What It Is: An intimate portrait of an icon of not just martial arts but film and entertainment…Bruce Lee. Through the use of exclusive archival footage from the Lee family, we learn of his birth here in the United States. His early days as a child star and his life in America starting at only 18 years old. Documentarian Bao Nguyen guides us on this journey of cinema’s most iconic martial arts actor. Giving us all angles and dimensions a legend.

What We Think: Nguyen really tries some things here but doesn’t REALLY pull them all off. It’s a beautifully crafted piece but one that is hurt by changes in tone and emotional pull. The pure information provided is kind of vague. This is certainly helped by the private photos and videos Nguyen was able to acquire. The films main trick is strictly sticking to the voice of the interviewees; a trick Bao Nguyen explained by stating he didn’t want to take away from the narrative with a cut to someone who’s in their 80’s when most of the storytelling is done when those people were young in the 50s, 60s, and 70s.
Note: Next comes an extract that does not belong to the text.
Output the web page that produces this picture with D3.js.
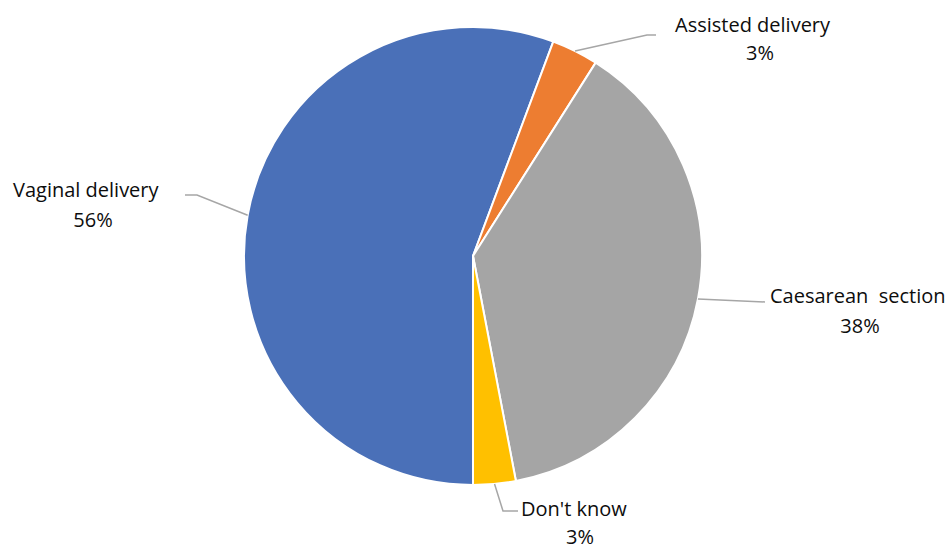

Our Grade: C+, ESPN Films should be commended for the work they’ve put into their documentaries since they started their 30 for 30 series some time ago. That said this is by no mean the best doc coming out of Sundance that honor belongs to Into the Deep. Still, it should be very easy to seek this out and find it. If you’re a fan of the legendary martial artist…totally go look this up whenever ESPN Films drops it. It is a very niche audience for this. As a doc it doesn’t satisfy enough doe documentary buffs as a piece of sports storytelling it isn’t nearly as enthralling.